Why This Matters for Robot Learning
Parameter-efficient fine-tuning bridges the gap between general-purpose video models and domain-specific robot data. Cosmos Predict 2.5 out-of-the-box is trained on internet video—it understands physics and common objects, but not your specific robot or task distribution.
Full fine-tuning would overwrite that general knowledge. LoRA/DoRA adapters inject task-specific patterns while preserving the base model's capabilities. You get the best of both worlds: broad physical reasoning plus narrow domain adaptation.
The synthetic trajectories generated by the fine-tuned model can augment real demonstrations for policy training. This is the core value proposition of world models in robotics: data efficiency through simulation. Real demos provide ground truth, synthetic demos provide coverage.
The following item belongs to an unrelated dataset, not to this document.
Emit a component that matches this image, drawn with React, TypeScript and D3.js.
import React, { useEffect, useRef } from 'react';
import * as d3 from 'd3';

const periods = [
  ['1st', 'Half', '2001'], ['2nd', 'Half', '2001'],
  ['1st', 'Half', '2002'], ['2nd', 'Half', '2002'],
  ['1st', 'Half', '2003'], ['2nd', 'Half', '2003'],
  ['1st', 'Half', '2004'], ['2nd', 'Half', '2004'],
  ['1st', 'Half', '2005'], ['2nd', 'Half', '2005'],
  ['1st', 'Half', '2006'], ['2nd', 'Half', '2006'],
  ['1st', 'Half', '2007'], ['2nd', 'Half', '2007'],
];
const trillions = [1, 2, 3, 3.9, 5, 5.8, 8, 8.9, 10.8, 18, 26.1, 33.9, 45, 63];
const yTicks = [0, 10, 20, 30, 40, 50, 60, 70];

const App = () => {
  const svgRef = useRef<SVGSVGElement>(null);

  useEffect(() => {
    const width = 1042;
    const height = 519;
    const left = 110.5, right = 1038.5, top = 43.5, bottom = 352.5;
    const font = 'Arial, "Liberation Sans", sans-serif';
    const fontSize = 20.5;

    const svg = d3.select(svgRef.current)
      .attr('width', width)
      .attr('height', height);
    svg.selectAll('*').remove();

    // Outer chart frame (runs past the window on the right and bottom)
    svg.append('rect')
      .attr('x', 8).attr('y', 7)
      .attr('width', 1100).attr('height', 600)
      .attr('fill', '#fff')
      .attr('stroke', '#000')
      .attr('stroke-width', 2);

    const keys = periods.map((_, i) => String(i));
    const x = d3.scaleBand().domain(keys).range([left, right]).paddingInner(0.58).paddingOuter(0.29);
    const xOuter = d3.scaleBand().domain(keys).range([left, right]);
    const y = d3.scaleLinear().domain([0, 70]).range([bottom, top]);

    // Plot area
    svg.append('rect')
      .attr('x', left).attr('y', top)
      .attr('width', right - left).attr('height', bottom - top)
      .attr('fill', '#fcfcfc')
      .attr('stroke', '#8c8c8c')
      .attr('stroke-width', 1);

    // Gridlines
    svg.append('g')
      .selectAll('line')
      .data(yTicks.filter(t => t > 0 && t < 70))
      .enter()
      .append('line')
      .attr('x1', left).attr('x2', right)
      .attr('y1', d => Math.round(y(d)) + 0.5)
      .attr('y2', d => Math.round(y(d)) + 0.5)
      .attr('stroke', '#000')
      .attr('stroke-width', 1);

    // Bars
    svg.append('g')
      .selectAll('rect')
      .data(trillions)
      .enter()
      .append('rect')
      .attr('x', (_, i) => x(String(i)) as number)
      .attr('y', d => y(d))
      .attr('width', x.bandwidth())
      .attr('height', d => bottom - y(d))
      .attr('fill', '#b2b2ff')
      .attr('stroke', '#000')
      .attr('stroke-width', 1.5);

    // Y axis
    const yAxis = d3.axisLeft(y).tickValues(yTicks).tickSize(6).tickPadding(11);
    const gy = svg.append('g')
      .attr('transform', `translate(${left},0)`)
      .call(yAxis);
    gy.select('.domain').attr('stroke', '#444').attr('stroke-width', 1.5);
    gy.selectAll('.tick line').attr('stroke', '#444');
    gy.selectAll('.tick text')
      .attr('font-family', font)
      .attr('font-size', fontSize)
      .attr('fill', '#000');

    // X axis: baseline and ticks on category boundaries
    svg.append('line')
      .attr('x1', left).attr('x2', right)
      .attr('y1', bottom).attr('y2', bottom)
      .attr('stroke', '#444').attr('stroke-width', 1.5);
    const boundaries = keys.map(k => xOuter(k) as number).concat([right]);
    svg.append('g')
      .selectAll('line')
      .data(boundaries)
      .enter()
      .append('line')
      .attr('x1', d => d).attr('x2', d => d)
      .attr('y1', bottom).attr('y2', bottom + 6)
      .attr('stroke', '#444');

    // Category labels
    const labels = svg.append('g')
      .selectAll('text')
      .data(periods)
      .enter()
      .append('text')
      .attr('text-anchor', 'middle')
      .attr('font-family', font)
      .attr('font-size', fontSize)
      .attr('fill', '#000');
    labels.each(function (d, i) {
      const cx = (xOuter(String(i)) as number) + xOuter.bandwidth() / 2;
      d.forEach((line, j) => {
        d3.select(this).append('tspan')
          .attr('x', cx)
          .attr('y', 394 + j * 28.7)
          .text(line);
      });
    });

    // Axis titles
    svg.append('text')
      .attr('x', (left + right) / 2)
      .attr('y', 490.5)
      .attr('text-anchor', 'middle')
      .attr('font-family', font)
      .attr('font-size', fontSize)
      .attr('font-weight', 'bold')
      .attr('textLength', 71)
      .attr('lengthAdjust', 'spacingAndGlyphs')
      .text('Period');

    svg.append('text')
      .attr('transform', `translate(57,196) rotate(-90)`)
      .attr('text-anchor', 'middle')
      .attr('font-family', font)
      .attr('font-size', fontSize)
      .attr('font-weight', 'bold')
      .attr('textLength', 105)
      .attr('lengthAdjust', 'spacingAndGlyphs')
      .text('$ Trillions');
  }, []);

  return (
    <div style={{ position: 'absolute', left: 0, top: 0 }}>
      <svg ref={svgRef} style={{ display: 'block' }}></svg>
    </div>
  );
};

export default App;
Of course, there's a fidelity gap. Synthetic trajectories won't perfectly match real-world dynamics—no model is that good yet. But for pre-training, behavior cloning warm-starts, or curriculum learning, they're already useful. And the gap is closing fast.
Open Questions and Next Steps
This recipe is a solid starting point, but several questions remain:
- How does adapter rank trade off against sample efficiency? Rank 32 is reasonable, but maybe rank 64 or 128 captures finer details. Or maybe rank 16 is enough and saves memory.
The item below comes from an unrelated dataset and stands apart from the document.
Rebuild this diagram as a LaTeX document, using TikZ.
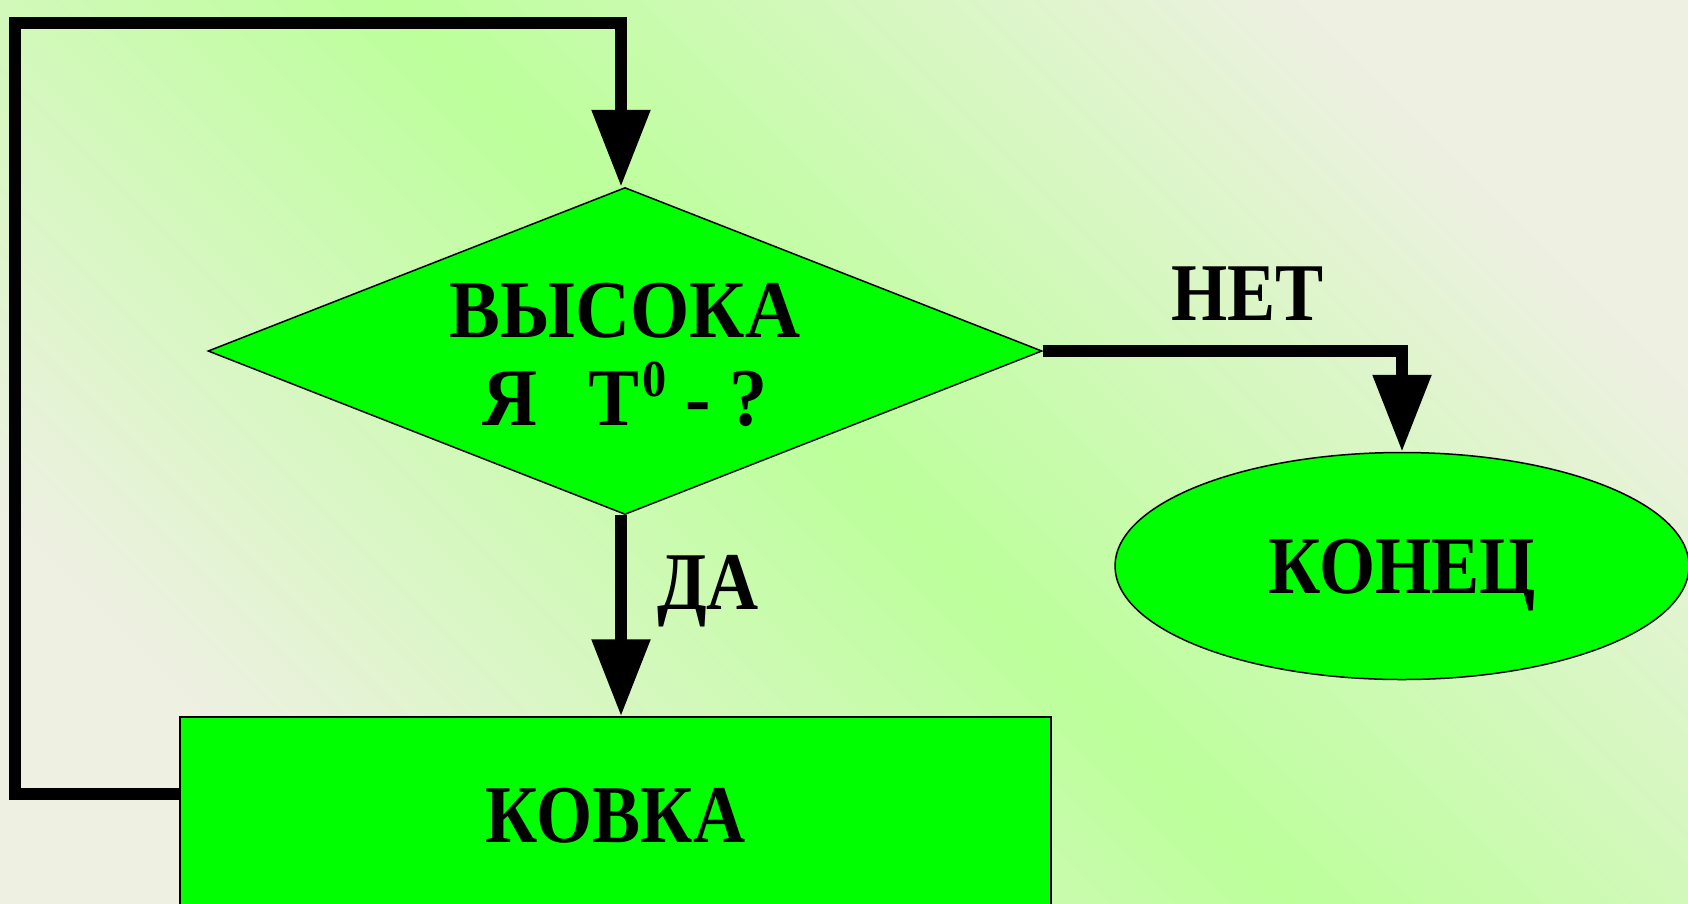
\documentclass[tikz,border=0pt]{standalone}
\usepackage{fontspec}
\setmainfont{Liberation Serif}[FakeStretch=0.88]
\newfontfamily\questionfont{Liberation Serif}[FakeStretch=0.93]
\usepackage{tikz}
\usetikzlibrary{arrows.meta, positioning, shapes.geometric}

\definecolor{bgbeige}{HTML}{EEF0E2}
\definecolor{bggreen}{HTML}{BCFF9B}
\definecolor{boxgreen}{HTML}{00FF00}

\tikzset{
  flowline/.style={line width=12pt, line join=miter, -{Triangle[length=77pt, width=56pt]}},
  blocktext/.style={font=\fontsize{82}{88}\selectfont\bfseries},
  shapebox/.style={draw=black, line width=1.5pt, fill=boxgreen, inner sep=0pt, blocktext},
}

\begin{document}
\begin{tikzpicture}[x=1pt, y=-1pt]
  \clip (0,0) rectangle (1688,903);
  % background
  \shade[left color=bgbeige, right color=bgbeige, middle color=bggreen, shading angle=135] (0,0) rectangle (1688,903);

  % blocks
  \node[shapebox, diamond, aspect=2.55, minimum width=834pt, minimum height=327pt, align=center,
        font=\fontsize{82}{88}\questionfont\bfseries] (question) at (625,351)
    {\rule{0pt}{63pt}ВЫСОКА\\Я\hspace{51pt}Т\kern3pt\raisebox{29pt}{\fontsize{52}{52}\selectfont 0}\ -\ ?};
  \node[shapebox, ellipse, minimum width=574pt, minimum height=227pt, text depth=0pt] (finish) at (1402,566) {КОНЕЦ};
  \node[shapebox, rectangle, minimum width=871pt, minimum height=198pt] (forging) at (615.5,816) {КОВКА};

  % connectors
  \coordinate (backleft) at (15,794);
  \coordinate (backtop) at (15,23);
  \draw[flowline] (forging.west |- backleft) -- (backleft) -- (backtop) -| ([xshift=-4pt]question.north);
  \draw[flowline] (question.east) -| node[blocktext, pos=0.285, above=25pt, inner sep=0pt] (nolabel) {НЕТ} (finish.north);
  \draw[flowline] ([xshift=-4pt]question.south) -- node[blocktext, pos=0.38, right=30pt, inner sep=0pt] (yeslabel) {ДА} ([xshift=-4pt]question.south |- forging.north);
\end{tikzpicture}
\end{document}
- How well do LoRA adapters generalize to held-out camera viewpoints or object geometries? Fine-tuning on a narrow distribution is easy; interpolating and extrapolating is hard.
- Can you train multi-task adapters that handle multiple manipulation primitives, or do you need one adapter per task?
The eval dataset includes 50 test prompts, but the blog post doesn't report quantitative metrics like FVD (Fréchet Video Distance) or user studies. Those would help calibrate expectations.
Still, this is the most complete public recipe for fine-tuning a production video world model for robotics. The code is in diffusers, the datasets are on Hugging Face, and the hardware requirements are within reach of academic labs. That's a big deal. The robot learning stack just got a lot more accessible.